Be careful of survivor bias here, there are lots of very obsessed entrepreneurs who have failed.
Americans, like human beings everywhere, believe many things that are obviously untrue. Their most destructive untruth is that it is very easy for any American to make money. They will not acknowledge how in fact hard money is to come by, and, therefore, those who have no money blame and blame and blame themselves. This inward blame has been a treasure for the rich and powerful, who have had to do less for their poor, publicly and privately, than any other ruling class since, say Napoleonic times. Many novelties have come from America. The most startling of these, a thing without precedent, is a mass of undignified poor. They do not love one another because they do not love themselves. ""
Some "stupid" persons are able to make money effortlesy, maybe you could learn this kind of "smartiness".
If you speak spanish there is a Mensa's member named Javier Recuenco that talk a lot about this topic.
I've started businesses (and by most measures, successful ones), and despite what all the gurus will tell you, I would not wish it on anyone.

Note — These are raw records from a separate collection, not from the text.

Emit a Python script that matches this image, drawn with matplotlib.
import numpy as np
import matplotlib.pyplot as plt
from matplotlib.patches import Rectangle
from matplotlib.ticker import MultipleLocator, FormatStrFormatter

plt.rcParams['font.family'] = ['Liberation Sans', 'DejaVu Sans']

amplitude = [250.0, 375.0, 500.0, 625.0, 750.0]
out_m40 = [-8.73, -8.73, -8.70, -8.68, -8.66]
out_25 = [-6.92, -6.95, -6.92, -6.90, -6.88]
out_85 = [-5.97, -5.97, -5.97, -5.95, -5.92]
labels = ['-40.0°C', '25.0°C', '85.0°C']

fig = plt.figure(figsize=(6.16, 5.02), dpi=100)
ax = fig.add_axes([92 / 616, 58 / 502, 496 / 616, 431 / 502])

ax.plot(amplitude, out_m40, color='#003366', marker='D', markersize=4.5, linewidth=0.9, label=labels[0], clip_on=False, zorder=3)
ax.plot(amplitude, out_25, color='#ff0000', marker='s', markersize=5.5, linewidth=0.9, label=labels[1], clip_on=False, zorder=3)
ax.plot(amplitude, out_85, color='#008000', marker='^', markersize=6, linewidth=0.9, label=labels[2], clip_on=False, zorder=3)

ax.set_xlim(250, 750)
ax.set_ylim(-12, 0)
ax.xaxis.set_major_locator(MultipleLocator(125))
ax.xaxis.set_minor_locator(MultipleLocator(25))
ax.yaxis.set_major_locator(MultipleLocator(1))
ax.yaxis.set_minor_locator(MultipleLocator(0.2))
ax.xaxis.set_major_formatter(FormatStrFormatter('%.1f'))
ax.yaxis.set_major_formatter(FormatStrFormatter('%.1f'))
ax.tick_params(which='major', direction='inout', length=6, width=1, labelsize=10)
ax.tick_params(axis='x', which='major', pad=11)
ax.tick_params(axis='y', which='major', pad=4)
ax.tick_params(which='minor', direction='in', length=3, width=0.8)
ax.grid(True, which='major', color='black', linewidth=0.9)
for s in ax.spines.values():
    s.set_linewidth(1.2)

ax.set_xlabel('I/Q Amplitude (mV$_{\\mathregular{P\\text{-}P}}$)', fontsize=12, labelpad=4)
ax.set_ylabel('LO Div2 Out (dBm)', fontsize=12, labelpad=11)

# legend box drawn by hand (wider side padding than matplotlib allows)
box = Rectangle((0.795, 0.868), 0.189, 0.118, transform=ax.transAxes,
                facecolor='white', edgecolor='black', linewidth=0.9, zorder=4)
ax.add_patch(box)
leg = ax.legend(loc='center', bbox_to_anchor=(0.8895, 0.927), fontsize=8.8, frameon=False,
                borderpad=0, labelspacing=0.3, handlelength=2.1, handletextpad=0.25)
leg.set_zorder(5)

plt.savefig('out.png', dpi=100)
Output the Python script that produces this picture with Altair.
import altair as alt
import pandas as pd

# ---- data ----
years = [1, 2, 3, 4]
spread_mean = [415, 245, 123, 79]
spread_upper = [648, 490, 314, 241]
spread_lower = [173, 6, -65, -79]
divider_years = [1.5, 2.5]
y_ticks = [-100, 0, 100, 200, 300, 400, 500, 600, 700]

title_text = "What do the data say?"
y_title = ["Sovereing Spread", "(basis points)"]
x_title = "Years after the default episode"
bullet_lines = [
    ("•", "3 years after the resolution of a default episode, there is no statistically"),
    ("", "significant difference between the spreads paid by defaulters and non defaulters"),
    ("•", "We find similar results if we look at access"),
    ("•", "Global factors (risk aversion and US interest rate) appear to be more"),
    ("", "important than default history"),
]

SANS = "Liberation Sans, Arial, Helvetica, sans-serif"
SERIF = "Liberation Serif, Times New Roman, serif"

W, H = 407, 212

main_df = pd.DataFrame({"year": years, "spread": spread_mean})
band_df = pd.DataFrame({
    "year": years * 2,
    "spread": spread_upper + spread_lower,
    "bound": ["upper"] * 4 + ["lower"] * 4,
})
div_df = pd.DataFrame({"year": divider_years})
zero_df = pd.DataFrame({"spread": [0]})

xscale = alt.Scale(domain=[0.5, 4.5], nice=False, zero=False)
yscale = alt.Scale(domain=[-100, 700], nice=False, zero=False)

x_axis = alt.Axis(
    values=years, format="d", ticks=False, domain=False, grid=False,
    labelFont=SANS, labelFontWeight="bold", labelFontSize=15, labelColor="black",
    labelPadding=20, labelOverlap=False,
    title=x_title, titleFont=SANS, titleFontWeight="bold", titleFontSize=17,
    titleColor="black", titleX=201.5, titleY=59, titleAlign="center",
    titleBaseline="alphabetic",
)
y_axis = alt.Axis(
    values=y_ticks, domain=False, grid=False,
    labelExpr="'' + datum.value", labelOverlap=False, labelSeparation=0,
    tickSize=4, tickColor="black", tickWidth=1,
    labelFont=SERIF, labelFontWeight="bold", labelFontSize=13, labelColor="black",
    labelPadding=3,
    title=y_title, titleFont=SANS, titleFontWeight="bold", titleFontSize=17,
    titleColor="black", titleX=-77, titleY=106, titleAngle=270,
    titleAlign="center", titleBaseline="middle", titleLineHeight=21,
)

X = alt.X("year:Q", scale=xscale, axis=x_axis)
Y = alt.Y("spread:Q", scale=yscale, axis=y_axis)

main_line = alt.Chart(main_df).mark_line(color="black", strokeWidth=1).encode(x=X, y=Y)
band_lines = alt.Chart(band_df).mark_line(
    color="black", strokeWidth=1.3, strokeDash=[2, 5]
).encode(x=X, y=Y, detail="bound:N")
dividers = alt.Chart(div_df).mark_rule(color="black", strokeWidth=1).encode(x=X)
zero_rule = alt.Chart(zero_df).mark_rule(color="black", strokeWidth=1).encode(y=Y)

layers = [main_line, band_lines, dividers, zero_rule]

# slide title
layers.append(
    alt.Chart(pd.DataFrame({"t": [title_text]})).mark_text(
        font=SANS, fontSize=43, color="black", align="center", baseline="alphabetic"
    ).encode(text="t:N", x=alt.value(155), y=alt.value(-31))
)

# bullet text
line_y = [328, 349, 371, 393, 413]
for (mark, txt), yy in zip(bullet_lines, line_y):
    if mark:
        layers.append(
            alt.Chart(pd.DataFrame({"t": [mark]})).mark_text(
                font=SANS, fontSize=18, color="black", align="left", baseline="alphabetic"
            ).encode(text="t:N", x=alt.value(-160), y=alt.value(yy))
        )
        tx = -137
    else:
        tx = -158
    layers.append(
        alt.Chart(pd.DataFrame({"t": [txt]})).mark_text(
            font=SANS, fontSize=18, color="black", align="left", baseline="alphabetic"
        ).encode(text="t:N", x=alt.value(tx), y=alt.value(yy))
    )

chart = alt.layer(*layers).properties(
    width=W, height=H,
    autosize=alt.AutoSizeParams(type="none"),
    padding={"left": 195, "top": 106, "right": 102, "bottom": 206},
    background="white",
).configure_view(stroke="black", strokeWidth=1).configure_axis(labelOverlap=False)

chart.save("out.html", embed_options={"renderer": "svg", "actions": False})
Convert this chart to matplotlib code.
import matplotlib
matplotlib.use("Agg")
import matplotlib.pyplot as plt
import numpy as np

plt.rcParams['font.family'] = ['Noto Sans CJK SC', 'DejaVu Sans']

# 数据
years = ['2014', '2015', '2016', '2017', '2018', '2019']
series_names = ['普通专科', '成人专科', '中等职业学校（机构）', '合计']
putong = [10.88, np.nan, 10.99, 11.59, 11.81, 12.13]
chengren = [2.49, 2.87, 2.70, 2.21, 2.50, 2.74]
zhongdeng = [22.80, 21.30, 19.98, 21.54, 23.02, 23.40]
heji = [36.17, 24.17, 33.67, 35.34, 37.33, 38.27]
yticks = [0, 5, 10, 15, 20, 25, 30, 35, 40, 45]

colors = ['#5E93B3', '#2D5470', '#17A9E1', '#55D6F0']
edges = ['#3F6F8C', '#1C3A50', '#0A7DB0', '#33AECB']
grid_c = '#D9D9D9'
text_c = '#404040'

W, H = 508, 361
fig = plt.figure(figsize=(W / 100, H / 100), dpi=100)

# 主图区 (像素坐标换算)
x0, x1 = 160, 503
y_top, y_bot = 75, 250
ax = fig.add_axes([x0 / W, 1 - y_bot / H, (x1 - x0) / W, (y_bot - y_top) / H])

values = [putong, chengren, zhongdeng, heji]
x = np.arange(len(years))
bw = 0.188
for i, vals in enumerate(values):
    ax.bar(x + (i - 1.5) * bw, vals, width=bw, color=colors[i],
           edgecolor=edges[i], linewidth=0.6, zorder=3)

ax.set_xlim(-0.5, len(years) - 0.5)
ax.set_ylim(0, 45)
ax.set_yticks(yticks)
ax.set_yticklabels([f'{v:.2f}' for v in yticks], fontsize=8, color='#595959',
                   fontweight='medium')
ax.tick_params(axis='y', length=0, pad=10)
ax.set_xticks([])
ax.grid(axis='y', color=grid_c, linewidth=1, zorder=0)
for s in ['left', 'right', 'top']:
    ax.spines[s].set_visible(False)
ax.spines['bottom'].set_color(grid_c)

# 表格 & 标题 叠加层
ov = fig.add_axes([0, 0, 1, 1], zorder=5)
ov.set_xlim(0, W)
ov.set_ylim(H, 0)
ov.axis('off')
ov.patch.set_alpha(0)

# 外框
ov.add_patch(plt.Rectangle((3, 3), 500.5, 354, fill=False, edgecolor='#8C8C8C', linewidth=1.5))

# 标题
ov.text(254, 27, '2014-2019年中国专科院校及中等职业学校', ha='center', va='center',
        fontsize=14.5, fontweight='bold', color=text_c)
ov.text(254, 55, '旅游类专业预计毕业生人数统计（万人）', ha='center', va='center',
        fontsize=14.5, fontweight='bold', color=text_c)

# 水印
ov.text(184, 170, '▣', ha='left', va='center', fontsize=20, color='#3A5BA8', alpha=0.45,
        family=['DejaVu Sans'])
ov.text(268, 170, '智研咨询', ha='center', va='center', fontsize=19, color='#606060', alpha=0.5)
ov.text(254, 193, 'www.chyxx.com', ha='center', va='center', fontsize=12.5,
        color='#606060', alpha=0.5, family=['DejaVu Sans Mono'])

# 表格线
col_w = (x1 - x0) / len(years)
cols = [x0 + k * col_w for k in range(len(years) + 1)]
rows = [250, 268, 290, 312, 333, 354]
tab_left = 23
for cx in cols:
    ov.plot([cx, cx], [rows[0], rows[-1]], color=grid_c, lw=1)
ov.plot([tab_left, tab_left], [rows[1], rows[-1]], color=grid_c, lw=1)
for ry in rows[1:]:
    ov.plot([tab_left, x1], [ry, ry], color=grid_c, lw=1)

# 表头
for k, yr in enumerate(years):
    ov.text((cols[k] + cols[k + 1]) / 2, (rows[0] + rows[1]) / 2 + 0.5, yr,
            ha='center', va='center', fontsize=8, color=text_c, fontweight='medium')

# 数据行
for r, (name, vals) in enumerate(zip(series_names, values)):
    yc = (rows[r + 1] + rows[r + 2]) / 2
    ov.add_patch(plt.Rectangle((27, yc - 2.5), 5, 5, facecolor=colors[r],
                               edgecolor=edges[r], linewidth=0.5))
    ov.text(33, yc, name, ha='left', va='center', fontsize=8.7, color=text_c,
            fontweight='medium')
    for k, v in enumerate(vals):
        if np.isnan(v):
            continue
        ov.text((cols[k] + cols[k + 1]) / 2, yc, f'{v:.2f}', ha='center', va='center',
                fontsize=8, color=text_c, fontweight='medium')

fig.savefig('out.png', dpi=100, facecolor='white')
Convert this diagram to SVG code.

I tell people often, don't do it. Unless you're a certain type of person, do something else, and even if you're that sort of person, it's probably going to suck. A lot. We're not honest enough about this in our society, because people have a certain respect for entrepreneurs and aspire to be one themselves. And there's an entire cottage industry that preys on these aspirations (yes, that includes some of these startup incubators, etc).
Really, you know if you're the sort of person who will keep going or not. You know if you'll love the challenge of pulling together a million different pieces (half of which you know nothing about sometimes) and when to check yourself... or not. You know what to listen to others... or not.
Most people are not built like this. I'm close friends with a number of very successful entrepreneurs, and they're... weird. Good folks, but always weirdos.
That said, since it's in your title, I have a high IQ (145) but I think it's important to add, I grew up in the ghetto, where such an IQ is not considered an asset... instead, force and street savvy often are.
The reason I bring this up is because I've done okay for myself. Not insane, but decent. I thrive in organizing chaos. Not to be too dramatic, but that's what starting a business is like, especially when it's your own money on the line. Most of the successful people I know in starting businesses are also smart, process-oriented, and curious as all Hell.
For perspective, I'm comfortable reading scientific papers outside my expertise and seeing the potential business applications that the MBAs likely aren't looking at, because, well, they're thinking about other things. I'm comfortable shooting the shit with my plumber... or my siblings in very niche tech or science. I love breaking things and asking both these types of people for help, so they can laugh at me. I've done some incredibly stupid things in the name of curiosity.
My advice? Stop reading, stop talking. Flip a coin and take a risk on something you want to see to its end. Then burn yourself out to see where it goes. But be prepared for a lot of heartache and pain.
If you do this, hit me up after. Would love to hear how it went.